Following my lecture ‘Being at your best’ last month that made a clear distinction from ‘Doing your best’, it occurred to me that beyond appreciating how many more benefits occur from being at your best, how compulsory the relational quality of being at your best is necessary for any legitimate emotional growth or evolutionary development to occur.

What this means is that in the middle of any emotional difficulty or conflict defaulting to ‘Doing’ your best it may not add up to any type relational alteration beyond the relief of getting out of and through the issue at hand. ‘Whew, I am glad that is over with’ is the common voice we hear to measure the success of dealing with the problem. Relief is not all that is in play or calling you. There’s something else waiting in the wings. Who you are in the middle of this difficulty, and who you see in the other is crying out to shift. If the depth of what you call upon inside yourself does not change and the way you witness the other also does not change, then the evolutionary calling for both has stalled. In other words nothing really has happened beyond getting through the impasse.

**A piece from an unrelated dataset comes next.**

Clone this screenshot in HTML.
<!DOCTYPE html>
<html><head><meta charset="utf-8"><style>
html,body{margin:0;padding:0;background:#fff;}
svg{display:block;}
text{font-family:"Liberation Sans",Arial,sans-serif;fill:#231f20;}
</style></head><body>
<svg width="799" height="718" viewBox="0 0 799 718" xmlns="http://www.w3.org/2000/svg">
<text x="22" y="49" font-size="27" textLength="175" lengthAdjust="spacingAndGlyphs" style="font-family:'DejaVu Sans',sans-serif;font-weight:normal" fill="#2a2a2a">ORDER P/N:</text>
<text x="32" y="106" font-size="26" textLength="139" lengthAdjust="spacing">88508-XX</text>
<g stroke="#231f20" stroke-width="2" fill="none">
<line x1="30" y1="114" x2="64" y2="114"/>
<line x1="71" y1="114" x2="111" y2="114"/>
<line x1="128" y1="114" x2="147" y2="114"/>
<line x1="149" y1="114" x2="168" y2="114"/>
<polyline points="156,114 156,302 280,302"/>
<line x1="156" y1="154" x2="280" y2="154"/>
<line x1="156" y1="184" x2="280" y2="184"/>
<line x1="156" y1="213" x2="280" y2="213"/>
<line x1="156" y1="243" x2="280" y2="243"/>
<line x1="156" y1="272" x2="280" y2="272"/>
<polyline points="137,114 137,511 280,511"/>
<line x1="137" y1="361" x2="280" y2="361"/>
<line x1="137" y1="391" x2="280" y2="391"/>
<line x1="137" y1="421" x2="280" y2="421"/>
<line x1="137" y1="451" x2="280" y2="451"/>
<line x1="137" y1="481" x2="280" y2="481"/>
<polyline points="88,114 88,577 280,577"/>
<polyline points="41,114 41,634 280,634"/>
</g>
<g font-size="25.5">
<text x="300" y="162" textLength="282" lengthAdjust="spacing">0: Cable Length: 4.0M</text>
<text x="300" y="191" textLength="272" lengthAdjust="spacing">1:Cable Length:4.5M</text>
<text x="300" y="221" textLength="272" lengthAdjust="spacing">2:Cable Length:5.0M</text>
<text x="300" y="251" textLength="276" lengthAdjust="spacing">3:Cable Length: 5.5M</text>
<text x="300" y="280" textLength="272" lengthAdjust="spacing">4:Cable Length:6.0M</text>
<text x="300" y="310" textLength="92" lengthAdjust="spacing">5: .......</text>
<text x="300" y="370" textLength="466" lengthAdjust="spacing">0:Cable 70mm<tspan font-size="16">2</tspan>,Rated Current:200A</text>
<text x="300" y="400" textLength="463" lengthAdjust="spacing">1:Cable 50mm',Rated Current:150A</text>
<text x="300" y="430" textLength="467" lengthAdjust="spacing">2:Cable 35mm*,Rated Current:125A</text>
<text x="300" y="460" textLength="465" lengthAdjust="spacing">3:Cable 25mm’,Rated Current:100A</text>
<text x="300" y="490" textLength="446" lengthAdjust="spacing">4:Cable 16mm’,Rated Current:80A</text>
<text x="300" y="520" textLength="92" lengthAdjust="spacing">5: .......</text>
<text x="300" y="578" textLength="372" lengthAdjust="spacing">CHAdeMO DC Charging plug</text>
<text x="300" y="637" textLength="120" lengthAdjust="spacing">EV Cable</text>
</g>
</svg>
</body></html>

The prime directive of all relationships is to evolve together, to be legitimately relational and not just get through repeating old behavioural formulas that in the end start looking like the your personal outtakes from Ground Hog Day.

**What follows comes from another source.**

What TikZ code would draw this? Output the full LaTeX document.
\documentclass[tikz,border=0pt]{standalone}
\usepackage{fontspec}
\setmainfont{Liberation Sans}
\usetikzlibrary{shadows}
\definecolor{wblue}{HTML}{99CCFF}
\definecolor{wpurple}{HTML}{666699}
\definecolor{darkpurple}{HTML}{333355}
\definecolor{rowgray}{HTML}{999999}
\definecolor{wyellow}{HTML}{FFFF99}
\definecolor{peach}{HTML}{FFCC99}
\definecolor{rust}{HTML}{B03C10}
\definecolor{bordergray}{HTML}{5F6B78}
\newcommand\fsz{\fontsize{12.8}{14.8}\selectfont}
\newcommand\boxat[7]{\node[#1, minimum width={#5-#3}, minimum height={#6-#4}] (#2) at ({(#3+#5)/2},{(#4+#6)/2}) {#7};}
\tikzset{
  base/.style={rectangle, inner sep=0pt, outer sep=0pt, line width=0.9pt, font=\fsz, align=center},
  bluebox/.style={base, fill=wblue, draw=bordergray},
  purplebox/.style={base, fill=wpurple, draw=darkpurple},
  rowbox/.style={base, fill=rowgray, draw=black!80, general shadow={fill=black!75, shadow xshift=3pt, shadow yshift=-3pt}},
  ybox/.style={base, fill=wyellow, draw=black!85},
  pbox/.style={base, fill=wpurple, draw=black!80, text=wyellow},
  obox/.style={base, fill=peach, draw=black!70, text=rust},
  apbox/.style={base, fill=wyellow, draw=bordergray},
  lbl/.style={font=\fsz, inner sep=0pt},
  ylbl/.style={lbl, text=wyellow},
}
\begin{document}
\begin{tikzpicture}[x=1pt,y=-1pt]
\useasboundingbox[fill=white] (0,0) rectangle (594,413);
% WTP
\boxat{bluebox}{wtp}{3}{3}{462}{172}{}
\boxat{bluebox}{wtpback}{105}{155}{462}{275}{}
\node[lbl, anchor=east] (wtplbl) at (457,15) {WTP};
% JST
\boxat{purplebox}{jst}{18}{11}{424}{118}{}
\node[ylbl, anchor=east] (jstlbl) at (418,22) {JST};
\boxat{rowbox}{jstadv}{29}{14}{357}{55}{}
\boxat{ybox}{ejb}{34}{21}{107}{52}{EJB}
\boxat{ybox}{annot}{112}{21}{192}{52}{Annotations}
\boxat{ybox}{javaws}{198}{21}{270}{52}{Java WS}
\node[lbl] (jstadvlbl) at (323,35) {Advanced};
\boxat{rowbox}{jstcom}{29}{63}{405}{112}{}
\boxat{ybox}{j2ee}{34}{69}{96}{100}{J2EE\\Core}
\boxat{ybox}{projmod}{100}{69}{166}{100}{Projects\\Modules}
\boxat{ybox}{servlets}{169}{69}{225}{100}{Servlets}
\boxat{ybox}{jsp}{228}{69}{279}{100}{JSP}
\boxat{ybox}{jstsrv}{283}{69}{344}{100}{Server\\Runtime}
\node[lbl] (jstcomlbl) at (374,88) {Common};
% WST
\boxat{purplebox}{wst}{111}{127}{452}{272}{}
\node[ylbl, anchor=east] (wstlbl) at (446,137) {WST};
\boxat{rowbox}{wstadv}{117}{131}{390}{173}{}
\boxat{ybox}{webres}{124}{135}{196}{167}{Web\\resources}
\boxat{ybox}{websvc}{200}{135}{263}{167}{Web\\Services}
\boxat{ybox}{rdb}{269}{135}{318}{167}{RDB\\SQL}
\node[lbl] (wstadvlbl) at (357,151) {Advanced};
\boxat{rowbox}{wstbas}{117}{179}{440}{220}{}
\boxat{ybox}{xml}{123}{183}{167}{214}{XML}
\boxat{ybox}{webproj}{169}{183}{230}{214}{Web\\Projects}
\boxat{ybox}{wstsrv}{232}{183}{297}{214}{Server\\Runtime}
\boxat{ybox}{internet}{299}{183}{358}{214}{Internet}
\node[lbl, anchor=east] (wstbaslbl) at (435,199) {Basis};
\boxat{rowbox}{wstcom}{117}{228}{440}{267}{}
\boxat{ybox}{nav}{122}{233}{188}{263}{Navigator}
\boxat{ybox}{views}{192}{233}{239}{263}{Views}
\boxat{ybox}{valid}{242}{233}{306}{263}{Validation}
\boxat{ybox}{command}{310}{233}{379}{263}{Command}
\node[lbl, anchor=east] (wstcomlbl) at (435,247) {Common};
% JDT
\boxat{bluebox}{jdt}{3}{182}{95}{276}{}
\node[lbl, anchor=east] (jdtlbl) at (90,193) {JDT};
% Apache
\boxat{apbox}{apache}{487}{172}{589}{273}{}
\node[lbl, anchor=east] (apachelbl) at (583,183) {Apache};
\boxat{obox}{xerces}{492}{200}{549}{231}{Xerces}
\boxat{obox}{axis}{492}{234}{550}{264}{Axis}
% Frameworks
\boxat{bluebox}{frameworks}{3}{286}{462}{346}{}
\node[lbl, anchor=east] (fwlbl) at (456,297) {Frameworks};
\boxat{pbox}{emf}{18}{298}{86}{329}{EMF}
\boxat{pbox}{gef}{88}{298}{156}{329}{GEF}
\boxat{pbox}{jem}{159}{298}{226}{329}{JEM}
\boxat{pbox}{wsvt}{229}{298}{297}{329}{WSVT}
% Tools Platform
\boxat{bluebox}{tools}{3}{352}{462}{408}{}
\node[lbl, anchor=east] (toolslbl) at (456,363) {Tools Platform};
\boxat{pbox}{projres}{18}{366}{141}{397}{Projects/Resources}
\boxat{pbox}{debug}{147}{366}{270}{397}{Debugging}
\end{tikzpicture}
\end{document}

How do you know if it is relational or merely positional?

To answer that question while in the very middle of a relationship difficulty you have to ask yourself the question of whether the solution/behaviour to remedy the situation legitimately brings you closer…or not. If you are legitimately getting closer it requires ‘more’ of the real you to be part of the exchange and legitimately witness ‘more’ of who the other is as well. To accomplish this we must ‘see’ something different and not just ‘do’ something different.

I am not suggesting that what we do isn’t important. It is. However what you ‘do’ is dependent on what you ‘see’. If you ‘see’ differently, what you ‘do’ is profoundly impacted. You may still respond with a similar behaviour but what you are doing it for may be sensationally different. Your relational message may shift from ‘I have successfully avoided your upset’ to ‘I know you and I care for you.’ Am I doing this to be closer, or am I doing this just to get through and survive it?

These are all relational prime directives rather than positional strategies . We are relational beings. We will never get away from that, nor should we.